* _DATASET CONTENT_
--*--

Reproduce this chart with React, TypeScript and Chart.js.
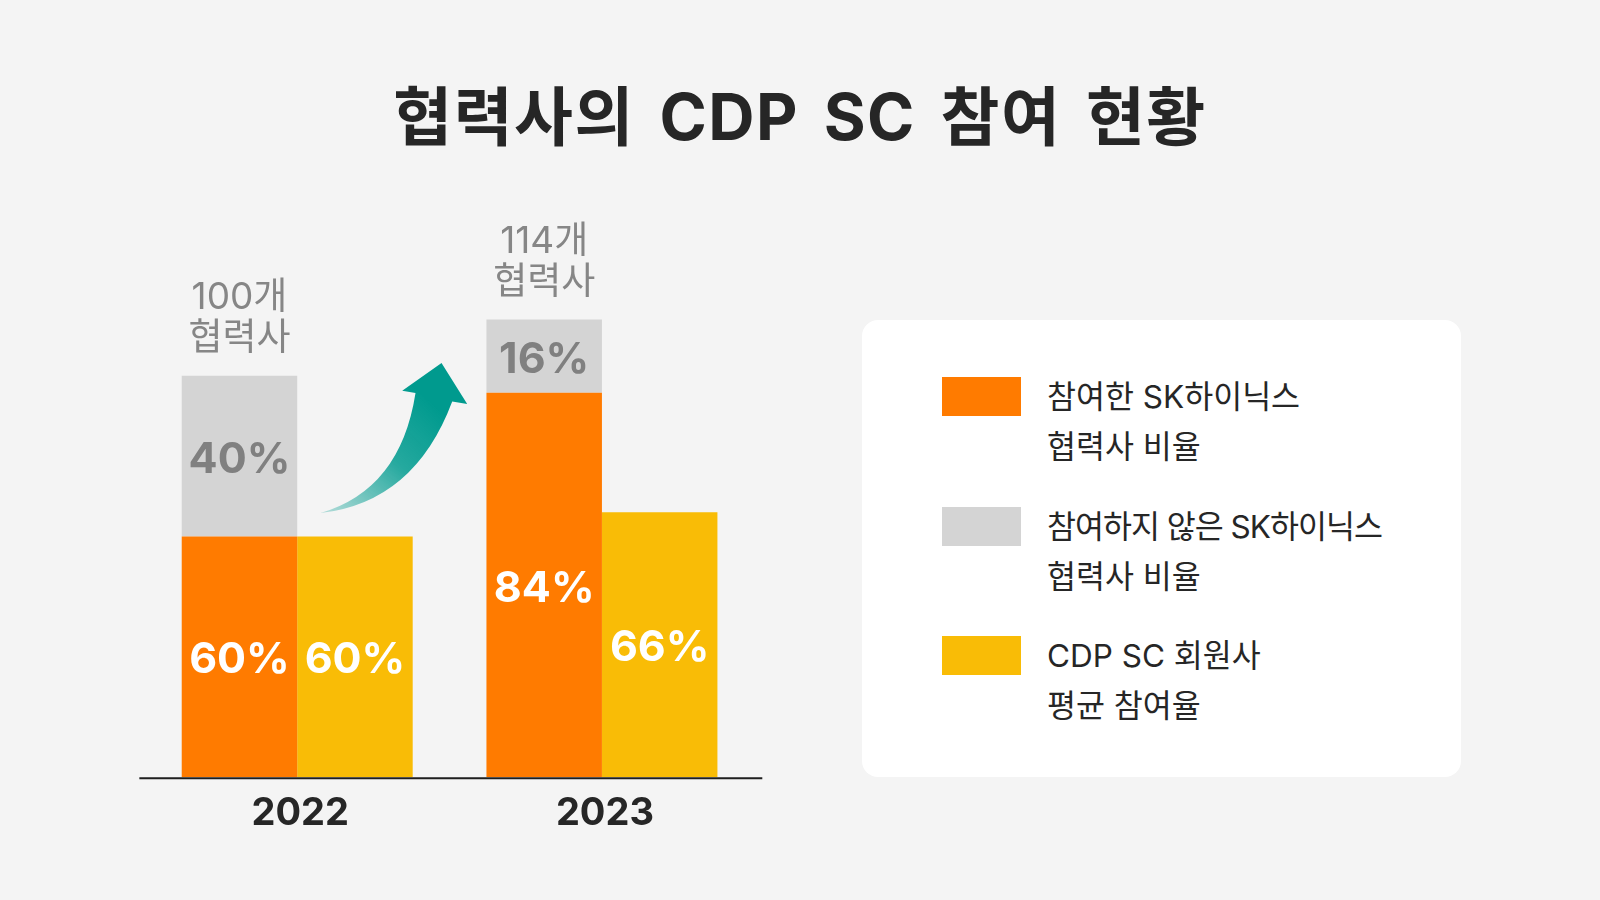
import React, { useEffect, useRef } from 'react';
import { Chart, registerables } from 'chart.js';

Chart.register(...registerables);

const TITLE = '협력사의 CDP SC 참여 현황';
const years = ['2022', '2023'];
const partnerCounts = [100, 114];
const participatedPct = [60, 84];
const notParticipatedPct = [40, 16];
const cdpAvgPct = [60, 66];
const countSuffix = '개';
const countLine2 = '협력사';
const seriesNames = [
  ['참여한 SK하이닉스', '협력사 비율'],
  ['참여하지 않은 SK하이닉스', '협력사 비율'],
  ['CDP SC 회원사', '평균 참여율'],
];
const seriesColors = ['#FF7B00', '#D4D4D4', '#F9BC06'];
const labelColors = ['#FFFFFF', '#808080', '#FFFFFF'];

const FONT = "Inter, 'Noto Sans CJK KR', sans-serif";

// bar heights: SK partner shares are scaled by the number of partners
const participatedUnits = participatedPct.map((p, i) => (p * partnerCounts[i]) / 100);
const notParticipatedUnits = notParticipatedPct.map((p, i) => (p * partnerCounts[i]) / 100);

const baselinePlugin = {
  id: 'baselinePlugin',
  afterDatasetsDraw(chart: any) {
    const { ctx, chartArea, scales } = chart;
    const y0 = scales.y.getPixelForValue(0);
    ctx.save();
    ctx.strokeStyle = '#1E1E1E';
    ctx.lineWidth = 2;
    ctx.beginPath();
    ctx.moveTo(chartArea.left - 5.5, y0 + 1);
    ctx.lineTo(chartArea.right + 8, y0 + 1);
    ctx.stroke();
    ctx.restore();
  },
};

const arrowPlugin = {
  id: 'arrowPlugin',
  afterDatasetsDraw(chart: any) {
    const { ctx } = chart;
    const bar = chart.getDatasetMeta(0).data[0];
    if (!bar) return;
    const p = bar.getProps(['x', 'y', 'width'], true);
    const ax = p.x + p.width / 2;
    const ay = p.y;
    const P = (dx: number, dy: number) => [ax + dx, ay + dy];
    const T = P(23.3, -23.4);
    const upC = P(103.3, -46.7);
    const shL = P(118.3, -143.4);
    const barbL = P(105, -145.7);
    const tip = P(144.3, -173.4);
    const barbR = P(170, -132.4);
    const shR = P(155, -135);
    const loC = P(117.3, -34.1);
    ctx.save();
    const g = ctx.createLinearGradient(T[0] + 10, T[1], tip[0] - 10, tip[1] + 40);
    g.addColorStop(0, 'rgba(0,155,143,0.30)');
    g.addColorStop(0.55, 'rgba(0,155,143,0.85)');
    g.addColorStop(1, 'rgba(0,154,142,1)');
    ctx.fillStyle = g;
    ctx.beginPath();
    ctx.moveTo(T[0], T[1]);
    ctx.quadraticCurveTo(upC[0], upC[1], shL[0], shL[1]);
    ctx.lineTo(barbL[0], barbL[1]);
    ctx.lineTo(tip[0], tip[1]);
    ctx.lineTo(barbR[0], barbR[1]);
    ctx.lineTo(shR[0], shR[1]);
    ctx.quadraticCurveTo(loC[0], loC[1], T[0], T[1]);
    ctx.closePath();
    ctx.fill();
    ctx.restore();
  },
};

const labelsPlugin = {
  id: 'labelsPlugin',
  afterDatasetsDraw(chart: any) {
    const { ctx } = chart;
    const pctSets = [participatedPct, notParticipatedPct, cdpAvgPct];
    ctx.save();
    ctx.textAlign = 'center';
    ctx.textBaseline = 'alphabetic';
    ctx.font = `bold 43px ${FONT}`;
    chart.data.datasets.forEach((_ds: any, di: number) => {
      const meta = chart.getDatasetMeta(di);
      meta.data.forEach((bar: any, i: number) => {
        const { x, y, base } = bar.getProps(['x', 'y', 'base'], true);
        const cy = (y + base) / 2;
        ctx.fillStyle = labelColors[di];
        ctx.fillText(`${pctSets[di][i]}%`, x, cy + 16.5);
      });
    });
    const topMeta = chart.getDatasetMeta(1);
    ctx.font = `37px ${FONT}`;
    ctx.fillStyle = '#868686';
    topMeta.data.forEach((bar: any, i: number) => {
      const { x, y } = bar.getProps(['x', 'y'], true);
      ctx.fillText(`${partnerCounts[i]}${countSuffix}`, x, y - 66.7);
      ctx.fillText(countLine2, x, y - 26);
    });
    ctx.restore();
  },
};

function BarChart() {
  const ref = useRef<HTMLCanvasElement | null>(null);
  useEffect(() => {
    if (!ref.current) return;
    const chart = new Chart(ref.current, {
      type: 'bar',
      data: {
        labels: years,
        datasets: [
          {
            label: seriesNames[0].join(' '),
            data: participatedUnits,
            backgroundColor: seriesColors[0],
            stack: 'sk',
            borderWidth: 0,
          },
          {
            label: seriesNames[1].join(' '),
            data: notParticipatedUnits,
            backgroundColor: seriesColors[1],
            stack: 'sk',
            borderWidth: 0,
          },
          {
            label: seriesNames[2].join(' '),
            data: cdpAvgPct,
            backgroundColor: seriesColors[2],
            stack: 'cdp',
            borderWidth: 0,
          },
        ],
      },
      options: {
        responsive: false,
        animation: false,
        events: [],
        layout: { padding: { left: 144.85, right: 845.7, top: 295.5, bottom: 62.7 } },
        datasets: { bar: { categoryPercentage: 0.758, barPercentage: 1.0 } },
        plugins: { legend: { display: false }, tooltip: { enabled: false }, title: { display: false } },
        scales: {
          x: {
            stacked: true,
            grid: { display: false, drawTicks: false },
            border: { display: false },
            ticks: {
              color: '#262626',
              padding: 13,
              labelOffset: 3,
              font: { family: FONT, size: 38, weight: 'bold' },
            },
            afterFit: (scale: any) => {
              scale.height = 60;
            },
          },
          y: {
            stacked: true,
            display: false,
            min: 0,
            max: 120,
          },
        },
      } as any,
      plugins: [baselinePlugin, arrowPlugin, labelsPlugin],
    });
    return () => chart.destroy();
  }, []);
  return (
    <canvas
      ref={ref}
      width={1600}
      height={900}
      style={{ position: 'absolute', left: 0, top: 0, width: 1600, height: 900 }}
    />
  );
}

export default function App() {
  return (
    <div
      style={{
        position: 'fixed',
        left: 0,
        top: 0,
        width: 1600,
        height: 900,
        background: '#F4F4F4',
        overflow: 'hidden',
        fontFamily: FONT,
      }}
    >
      <div
        style={{
          position: 'absolute',
          left: 0,
          top: 85,
          width: 1600,
          textAlign: 'center',
          fontSize: 64,
          fontWeight: 700,
          lineHeight: '64px',
          letterSpacing: '1.5px',
          wordSpacing: '8px',
          color: '#262626',
          whiteSpace: 'nowrap',
        }}
      >
        {TITLE}
      </div>
      <BarChart />
      <div
        style={{
          position: 'absolute',
          left: 862,
          top: 320,
          width: 599,
          height: 457,
          background: '#FFFFFF',
          borderRadius: 16,
        }}
      >
        {seriesNames.map((lines, i) => (
          <React.Fragment key={i}>
            <div
              style={{
                position: 'absolute',
                left: 80,
                top: 57.3 + i * 129.5,
                width: 79,
                height: 39,
                background: seriesColors[i],
              }}
            />
            <div
              style={{
                position: 'absolute',
                left: 185,
                top: 52 + i * 129.5,
                fontSize: 31.5,
                lineHeight: '50px',
                color: '#262626',
                whiteSpace: 'nowrap',
              }}
            >
              {lines.map((t, j) => (
                <div key={j} style={{ letterSpacing: t.length > 12 ? '-1px' : '0px' }}>
                  {t}
                </div>
              ))}
            </div>
          </React.Fragment>
        ))}
      </div>
    </div>
  );
}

--*--

* _TASK GOAL_
Give again, word for word, every line from the top of the data through the line with "const notParticipatedUnits = notParticipatedPct.map((p, i)", both ends included, and exclude the pictures.

* _EXERCISE RESULT_
Reproduce this chart with React, TypeScript and Chart.js.
import React, { useEffect, useRef } from 'react';
import { Chart, registerables } from 'chart.js';

Chart.register(...registerables);

const TITLE = '협력사의 CDP SC 참여 현황';
const years = ['2022', '2023'];
const partnerCounts = [100, 114];
const participatedPct = [60, 84];
const notParticipatedPct = [40, 16];
const cdpAvgPct = [60, 66];
const countSuffix = '개';
const countLine2 = '협력사';
const seriesNames = [
  ['참여한 SK하이닉스', '협력사 비율'],
  ['참여하지 않은 SK하이닉스', '협력사 비율'],
  ['CDP SC 회원사', '평균 참여율'],
];
const seriesColors = ['#FF7B00', '#D4D4D4', '#F9BC06'];
const labelColors = ['#FFFFFF', '#808080', '#FFFFFF'];

const FONT = "Inter, 'Noto Sans CJK KR', sans-serif";

// bar heights: SK partner shares are scaled by the number of partners
const participatedUnits = participatedPct.map((p, i) => (p * partnerCounts[i]) / 100);
const notParticipatedUnits = notParticipatedPct.map((p, i) => (p * partnerCounts[i]) / 100);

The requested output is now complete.